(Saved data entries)
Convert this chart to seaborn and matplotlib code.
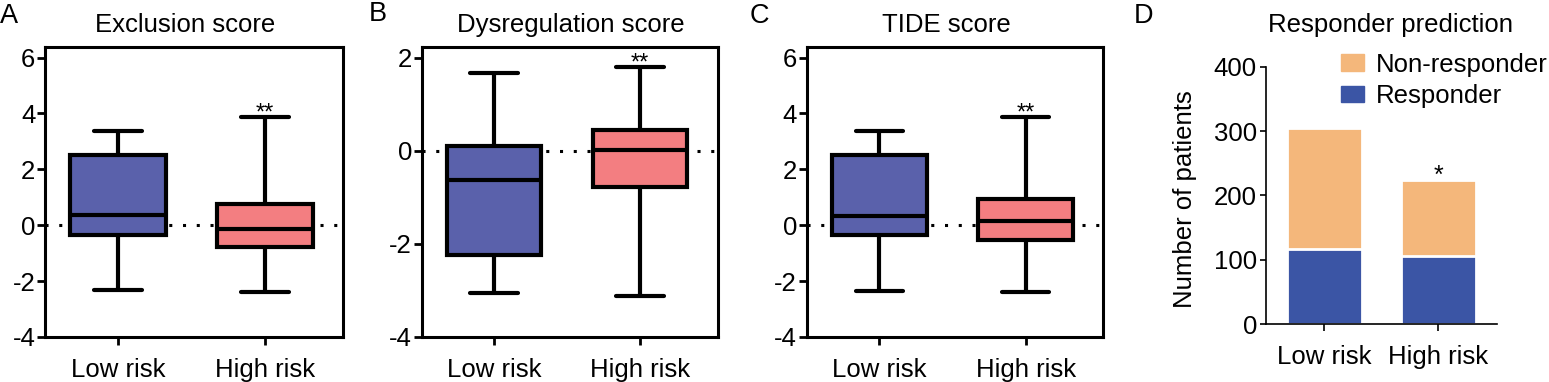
import pandas as pd
import matplotlib
matplotlib.use("Agg")
import matplotlib.pyplot as plt
from matplotlib.patches import Patch
import seaborn as sns

# dados: [min, q1, mediana, q3, max]
groups = ["Low risk", "High risk"]
excl_low = [-2.32, -0.36, 0.36, 2.50, 3.39]
excl_high = [-2.40, -0.77, -0.15, 0.75, 3.87]
dys_low = [-3.05, -2.23, -0.63, 0.11, 1.68]
dys_high = [-3.11, -0.78, 0.02, 0.44, 1.80]
tide_low = [-2.36, -0.36, 0.32, 2.50, 3.39]
tide_high = [-2.40, -0.54, 0.14, 0.95, 3.87]

responders = [116, 105]
non_responders = [188, 119]

box_colors = ["#5A61AB", "#F37E81"]
c_resp = "#3B55A5"
c_nonresp = "#F4B77B"

sns.set_theme(style="ticks", rc={
    "axes.edgecolor": "black", "xtick.color": "black", "ytick.color": "black",
    "text.color": "black", "axes.labelcolor": "black",
})
plt.rcParams["font.family"] = ["Liberation Sans", "DejaVu Sans"]

W, H = 1549, 382
fig = plt.figure(figsize=(W / 100, H / 100), dpi=100)


def px_axes(x0, x1, y0, y1):
    return fig.add_axes([x0 / W, 1 - y1 / H, (x1 - x0) / W, (y1 - y0) / H])


def make_df(low, high):
    return pd.DataFrame({
        "group": [groups[0]] * len(low) + [groups[1]] * len(high),
        "score": low + high,
    })


# Função para desenhar um painel de boxplot
def box_panel(ax, low, high, ylim, yticks, xlim):
    df = make_df(low, high)
    ax.axhline(0, color="black", linestyle=(0, (1, 3.5)), linewidth=2.2, zorder=0.5)
    sns.boxplot(data=df, x="group", y="score", hue="group", palette=box_colors,
                legend=False, width=0.65, linewidth=3, linecolor="black",
                whis=(0, 100), saturation=1, ax=ax)
    ax.set_ylim(*ylim)
    ax.set_xlim(*xlim)
    ax.set_yticks(yticks)
    ax.set_yticklabels([str(t) for t in yticks])
    ax.set_xlabel("")
    ax.set_ylabel("")
    for s in ax.spines.values():
        s.set_linewidth(2.2)
        s.set_visible(True)
    ax.tick_params(axis="y", length=5.5, width=2, pad=1.5, labelsize=18.5)
    ax.tick_params(axis="x", length=5.5, width=2, pad=9.5, labelsize=18.5)
    ax.annotate("**", xy=(1, high[-1]), xytext=(0, -2), textcoords="offset points",
                ha="center", va="baseline", fontsize=17)


axA = px_axes(45, 343, 47, 337)
box_panel(axA, excl_low, excl_high, (-4, 6.38), [-4, -2, 0, 2, 4, 6], (-0.497, 1.53))
axB = px_axes(421.7, 718, 47, 337)
box_panel(axB, dys_low, dys_high, (-4, 2.23), [-4, -2, 0, 2], (-0.495, 1.534))
axC = px_axes(806.7, 1102.7, 47, 337)
box_panel(axC, tide_low, tide_high, (-4, 6.38), [-4, -2, 0, 2, 4, 6], (-0.496, 1.526))

# Painel D: barras empilhadas
axD = px_axes(1266, 1496.7, 66.7, 324)
totals = [r + n for r, n in zip(responders, non_responders)]
sns.barplot(x=groups, y=totals, color=c_nonresp, saturation=1, width=0.66,
            edgecolor="white", linewidth=2, ax=axD)
sns.barplot(x=groups, y=responders, color=c_resp, saturation=1, width=0.66,
            edgecolor="white", linewidth=2, ax=axD)
axD.set_ylim(0, 400)
axD.set_xlim(-0.51, 1.51)
axD.set_yticks([0, 100, 200, 300, 400])
sns.despine(ax=axD)
for s in axD.spines.values():
    s.set_linewidth(1.2)
axD.tick_params(axis="y", length=4.5, width=1.2, pad=2, labelsize=18.5)
axD.tick_params(axis="x", length=5, width=1.2, pad=10, labelsize=18.5)
axD.annotate("*", xy=(1, totals[1]), xytext=(0, -2), textcoords="offset points",
             ha="center", va="baseline", fontsize=18)
axD.legend(handles=[Patch(color=c_nonresp, label="Non-responder"),
                    Patch(color=c_resp, label="Responder")],
           loc="upper left", bbox_to_anchor=(0.325, 1.055), frameon=False,
           borderpad=0, borderaxespad=0, handlelength=0.9, handleheight=0.6,
           handletextpad=0.45, labelspacing=0.3, fontsize=18.5)

fig.text(1185 / W, 1 - 199 / H, "Number of patients", rotation=90,
         ha="center", va="center", fontsize=18.5)

# títulos e letras dos painéis
titles = [("Exclusion score", 185.5), ("Dysregulation score", 570.5),
          ("TIDE score", 946.7), ("Responder prediction", 1391)]
for t, x in titles:
    fig.text(x / W, 1 - 32 / H, t, ha="center", va="baseline", fontsize=18.5)
for lab, x, y in [("A", 9, 16), ("B", 378, 14), ("C", 759, 16), ("D", 1143, 16)]:
    fig.text(x / W, 1 - y / H, lab, ha="center", va="center", fontsize=19.5)

fig.savefig("out.png", dpi=100)
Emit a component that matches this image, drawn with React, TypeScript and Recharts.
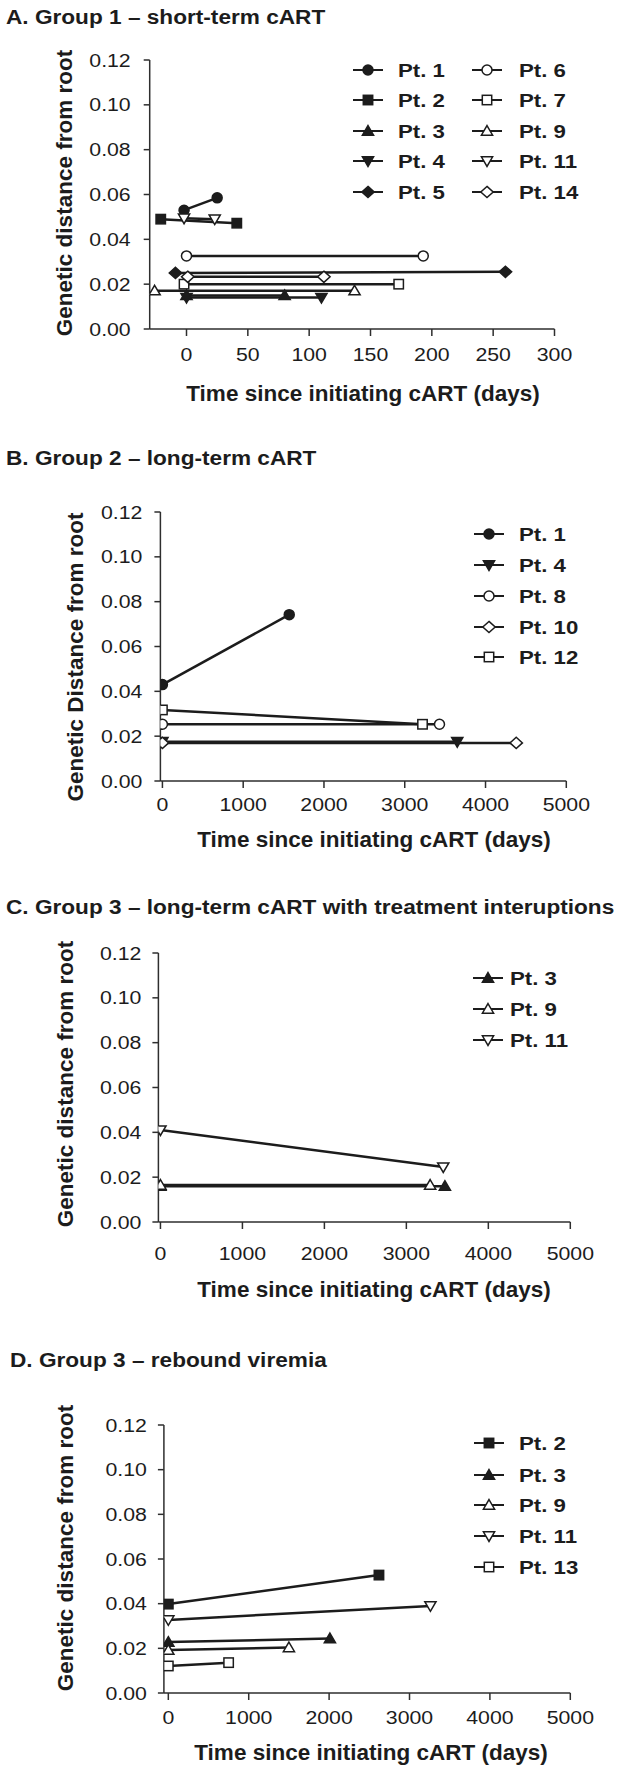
import React from 'react';
import { ScatterChart, Scatter, XAxis, YAxis, Legend, Label } from 'recharts';

const INK = '#1c1c1c';
const AXIS = '#2e2e2e';
const FONT = '"Liberation Sans", Arial, Helvetica, sans-serif';
// the source figure is stretched sideways, so the text is widened to match
const TICK_FS = 18.5;
const TICK_SX = 1.15;

// A. Group 1 – short-term cART
const groupOnePatients = ['Pt. 1', 'Pt. 2', 'Pt. 3', 'Pt. 4', 'Pt. 5', 'Pt. 6', 'Pt. 7', 'Pt. 9', 'Pt. 11', 'Pt. 14'];
const groupOneDays = [[-2, 25], [-21, 41], [0, 80], [0, 110], [-9, 260], [0, 193], [-2, 173], [-26, 137], [-2, 23], [1, 112]];
const groupOneDistance = [
  [0.053, 0.0585], [0.049, 0.0472], [0.015, 0.015], [0.014, 0.014], [0.025, 0.0255],
  [0.0326, 0.0326], [0.02, 0.02], [0.0171, 0.0171], [0.0494, 0.049], [0.0233, 0.0233],
];

// B. Group 2 – long-term cART
const groupTwoPatients = ['Pt. 1', 'Pt. 4', 'Pt. 8', 'Pt. 10', 'Pt. 12'];
const groupTwoDays = [[0, 1570], [0, 3650], [0, 3430], [0, 4380], [0, 3220]];
const groupTwoDistance = [[0.043, 0.0742], [0.0175, 0.0175], [0.0253, 0.0253], [0.017, 0.017], [0.0317, 0.0253]];

// C. Group 3 – long-term cART with treatment interruptions
const groupThreePatients = ['Pt. 3', 'Pt. 9', 'Pt. 11'];
const groupThreeDays = [[0, 3470], [0, 3290], [0, 3450]];
const groupThreeDistance = [[0.016, 0.016], [0.0165, 0.0165], [0.041, 0.0245]];

// D. Group 3 – rebound viremia
const reboundPatients = ['Pt. 2', 'Pt. 3', 'Pt. 9', 'Pt. 11', 'Pt. 13'];
const reboundDays = [[0, 2620], [0, 2010], [0, 1500], [0, 3260], [0, 750]];
const reboundDistance = [[0.0398, 0.0528], [0.0228, 0.0244], [0.0192, 0.0204], [0.0327, 0.039], [0.0121, 0.0136]];

const distanceTicks = [0, 0.02, 0.04, 0.06, 0.08, 0.1, 0.12];
const shortTermTicks = [0, 50, 100, 150, 200, 250, 300];
const longTermTicks = [0, 1000, 2000, 3000, 4000, 5000];

type Shape = 'circle' | 'square' | 'up' | 'down' | 'diamond';
const MARKERS: Record<string, [Shape, boolean]> = {
  'Pt. 1': ['circle', true],
  'Pt. 2': ['square', true],
  'Pt. 3': ['up', true],
  'Pt. 4': ['down', true],
  'Pt. 5': ['diamond', true],
  'Pt. 6': ['circle', false],
  'Pt. 7': ['square', false],
  'Pt. 8': ['circle', false],
  'Pt. 9': ['up', false],
  'Pt. 10': ['diamond', false],
  'Pt. 11': ['down', false],
  'Pt. 12': ['square', false],
  'Pt. 13': ['square', false],
  'Pt. 14': ['diamond', false],
};

function Glyph({ name, cx, cy }: { name: string; cx: number; cy: number }) {
  const [shape, filled] = MARKERS[name];
  const common = { fill: filled ? INK : '#fff', stroke: INK, strokeWidth: 1.5 };
  switch (shape) {
    case 'circle':
      return <circle cx={cx} cy={cy} r={5} {...common} />;
    case 'square':
      return <rect x={cx - 4.7} y={cy - 4.7} width={9.4} height={9.4} {...common} />;
    case 'up':
      return <polygon points={`${cx},${cy - 5.4} ${cx + 5.6},${cy + 4.2} ${cx - 5.6},${cy + 4.2}`} {...common} />;
    case 'down':
      return <polygon points={`${cx - 5.6},${cy - 4.2} ${cx + 5.6},${cy - 4.2} ${cx},${cy + 5.4}`} {...common} />;
    default:
      return <polygon points={`${cx},${cy - 5.6} ${cx + 6.2},${cy} ${cx},${cy + 5.6} ${cx - 6.2},${cy}`} {...common} />;
  }
}

const XTick = (props: any) => (
  <text
    transform={`translate(${props.x},${props.y}) scale(${TICK_SX},1)`}
    textAnchor="middle"
    dy="0.71em"
    fontSize={TICK_FS}
    fontFamily={FONT}
    fill={INK}
  >
    {props.payload.value}
  </text>
);

const YTick = (props: any) => (
  <text
    transform={`translate(${props.x},${props.y}) scale(${TICK_SX},1)`}
    textAnchor="end"
    dy="0.355em"
    fontSize={TICK_FS}
    fontFamily={FONT}
    fill={INK}
  >
    {Number(props.payload.value).toFixed(2)}
  </text>
);

interface PanelProps {
  title: string;
  titleBaseline: number;
  titleX: number;
  patients: string[];
  days: number[][];
  distance: number[][];
  xDomain: [number, number];
  xTicks: number[];
  plot: { l: number; t: number; r: number; b: number };
  chartTop: number;
  chartBottom: number;
  xTickMargin: number;
  yTickMargin: number;
  xTitleX: number;
  xTitleBaseline: number;
  yTitle: string;
  yTitleX: number;
  yTitleY: number;
  legendCols: { markerX: number; textX: number }[];
  legendRows: number[];
}

function LegendBlock({ p }: { p: PanelProps }) {
  const perCol = p.legendRows.length;
  return (
    <div style={{ position: 'relative', width: 620, height: 1 }}>
      {p.patients.map((name, i) => {
        const col = p.legendCols[Math.floor(i / perCol)];
        const y = p.legendRows[i % perCol] - p.chartTop;
        return (
          <React.Fragment key={name}>
            <svg
              width={32}
              height={20}
              style={{ position: 'absolute', left: col.markerX - 16, top: y - 10, overflow: 'visible' }}
            >
              <line x1={1} y1={10} x2={31} y2={10} stroke={INK} strokeWidth={2} />
              <Glyph name={name} cx={16} cy={10} />
            </svg>
            <div
              style={{
                position: 'absolute',
                left: col.textX,
                top: y - 10,
                height: 20,
                lineHeight: '20px',
                font: `bold 19px ${FONT}`,
                color: INK,
                whiteSpace: 'nowrap',
                transform: 'scaleX(1.17)',
                transformOrigin: 'left center',
              }}
            >
              {name}
            </div>
          </React.Fragment>
        );
      })}
    </div>
  );
}

function Panel(p: PanelProps) {
  const height = p.chartBottom - p.chartTop;
  const margin = { top: p.plot.t - p.chartTop, right: 620 - p.plot.r, left: 0, bottom: 0 };
  const axisStyle = { stroke: AXIS, strokeWidth: 1.5 };
  return (
    <>
      <div
        style={{
          position: 'absolute',
          left: p.titleX,
          top: p.titleBaseline - 16.5,
          height: 20,
          lineHeight: '20px',
          font: `bold 19.5px ${FONT}`,
          color: INK,
          whiteSpace: 'nowrap',
          transform: 'scaleX(1.16)',
          transformOrigin: 'left center',
        }}
      >
        {p.title}
      </div>
      <div style={{ position: 'absolute', left: 0, top: p.chartTop }}>
        <ScatterChart width={620} height={height} margin={margin}>
          <XAxis
            type="number"
            dataKey="day"
            domain={p.xDomain}
            ticks={p.xTicks}
            allowDataOverflow
            height={p.chartBottom - p.plot.b}
            axisLine={axisStyle}
            tickLine={axisStyle}
            tickSize={7}
            tickMargin={p.xTickMargin}
            tick={<XTick />}
          >
            <Label
              content={() => (
                <text
                  x={p.xTitleX}
                  y={p.xTitleBaseline - p.chartTop}
                  textAnchor="middle"
                  fontFamily={FONT}
                  fontWeight="bold"
                  fontSize={22.5}
                  fill={INK}
                >
                  Time since initiating cART (days)
                </text>
              )}
            />
          </XAxis>
          <YAxis
            type="number"
            dataKey="dist"
            domain={[0, 0.12]}
            ticks={distanceTicks}
            width={p.plot.l}
            axisLine={axisStyle}
            tickLine={axisStyle}
            tickSize={6}
            tickMargin={p.yTickMargin}
            tick={<YTick />}
          >
            <Label
              content={() => {
                const y = p.yTitleY - p.chartTop;
                return (
                  <text
                    x={p.yTitleX}
                    y={y}
                    transform={`rotate(-90 ${p.yTitleX} ${y})`}
                    textAnchor="middle"
                    fontFamily={FONT}
                    fontWeight="bold"
                    fontSize={22.5}
                    fill={INK}
                  >
                    {p.yTitle}
                  </text>
                );
              }}
            />
          </YAxis>
          <Legend
            layout="vertical"
            align="center"
            verticalAlign="middle"
            wrapperStyle={{ left: 0, top: 0, width: 620, height: 1 }}
            content={() => <LegendBlock p={p} />}
          />
          {p.patients.map((name, i) => (
            <Scatter
              key={name}
              name={name}
              data={p.days[i].map((d, j) => ({ day: d, dist: p.distance[i][j] }))}
              line={{ stroke: INK, strokeWidth: 2.5 }}
              lineType="joint"
              shape={(s: any) => <Glyph name={name} cx={s.cx} cy={s.cy} />}
              isAnimationActive={false}
            />
          ))}
        </ScatterChart>
      </div>
    </>
  );
}

const panels: PanelProps[] = [
  {
    title: 'A. Group 1 – short-term cART',
    titleBaseline: 22,
    titleX: 6,
    patients: groupOnePatients,
    days: groupOneDays,
    distance: groupOneDistance,
    xDomain: [-30, 300],
    xTicks: shortTermTicks,
    plot: { l: 149.7, t: 60, r: 554.5, b: 329 },
    chartTop: 40,
    chartBottom: 410,
    xTickMargin: 11.4,
    yTickMargin: 13,
    xTitleX: 363,
    xTitleBaseline: 401,
    yTitle: 'Genetic distance from root',
    yTitleX: 72,
    yTitleY: 193,
    legendCols: [
      { markerX: 368, textX: 398 },
      { markerX: 487, textX: 519 },
    ],
    legendRows: [70, 100, 131, 161, 192],
  },
  {
    title: 'B. Group 2 – long-term cART',
    titleBaseline: 463,
    titleX: 6,
    patients: groupTwoPatients,
    days: groupTwoDays,
    distance: groupTwoDistance,
    xDomain: [-25, 5000],
    xTicks: longTermTicks,
    plot: { l: 160.4, t: 512, r: 566.3, b: 781 },
    chartTop: 490,
    chartBottom: 860,
    xTickMargin: 9.9,
    yTickMargin: 12,
    xTitleX: 374,
    xTitleBaseline: 847,
    yTitle: 'Genetic Distance from root',
    yTitleX: 83,
    yTitleY: 657,
    legendCols: [{ markerX: 489, textX: 519 }],
    legendRows: [534, 565, 596, 627, 657],
  },
  {
    title: 'C. Group 3 – long-term cART with treatment interuptions',
    titleBaseline: 912,
    titleX: 6,
    patients: groupThreePatients,
    days: groupThreeDays,
    distance: groupThreeDistance,
    xDomain: [-25, 5000],
    xTicks: longTermTicks,
    plot: { l: 158.4, t: 953, r: 570.3, b: 1222 },
    chartTop: 930,
    chartBottom: 1310,
    xTickMargin: 17.4,
    yTickMargin: 11,
    xTitleX: 374,
    xTitleBaseline: 1297,
    yTitle: 'Genetic distance from root',
    yTitleX: 73,
    yTitleY: 1084,
    legendCols: [{ markerX: 488, textX: 510 }],
    legendRows: [978, 1009, 1040],
  },
  {
    title: 'D. Group 3 – rebound viremia',
    titleBaseline: 1365,
    titleX: 10,
    patients: reboundPatients,
    days: reboundDays,
    distance: reboundDistance,
    xDomain: [-55, 5000],
    xTicks: longTermTicks,
    plot: { l: 163.9, t: 1425, r: 570.3, b: 1693 },
    chartTop: 1400,
    chartBottom: 1772,
    xTickMargin: 10.9,
    yTickMargin: 11,
    xTitleX: 371,
    xTitleBaseline: 1760,
    yTitle: 'Genetic distance from root',
    yTitleX: 73,
    yTitleY: 1548,
    legendCols: [{ markerX: 489, textX: 519 }],
    legendRows: [1443, 1475, 1505, 1536, 1567],
  },
];

export default function App() {
  return (
    <div style={{ position: 'absolute', left: 0, top: 0, width: 620, height: 1772, background: '#fff', fontFamily: FONT }}>
      {panels.map((p) => (
        <Panel key={p.title} {...p} />
      ))}
    </div>
  );
}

EXERCISE DESCRIPTION
Everything from the first line to the line with "non_responders = [188, 119]" must be repeated exactly, and nothing else. Leave the pictures out.

SOLUTION FOR THIS TASK
Convert this chart to seaborn and matplotlib code.
import pandas as pd
import matplotlib
matplotlib.use("Agg")
import matplotlib.pyplot as plt
from matplotlib.patches import Patch
import seaborn as sns

# dados: [min, q1, mediana, q3, max]
groups = ["Low risk", "High risk"]
excl_low = [-2.32, -0.36, 0.36, 2.50, 3.39]
excl_high = [-2.40, -0.77, -0.15, 0.75, 3.87]
dys_low = [-3.05, -2.23, -0.63, 0.11, 1.68]
dys_high = [-3.11, -0.78, 0.02, 0.44, 1.80]
tide_low = [-2.36, -0.36, 0.32, 2.50, 3.39]
tide_high = [-2.40, -0.54, 0.14, 0.95, 3.87]

responders = [116, 105]
non_responders = [188, 119]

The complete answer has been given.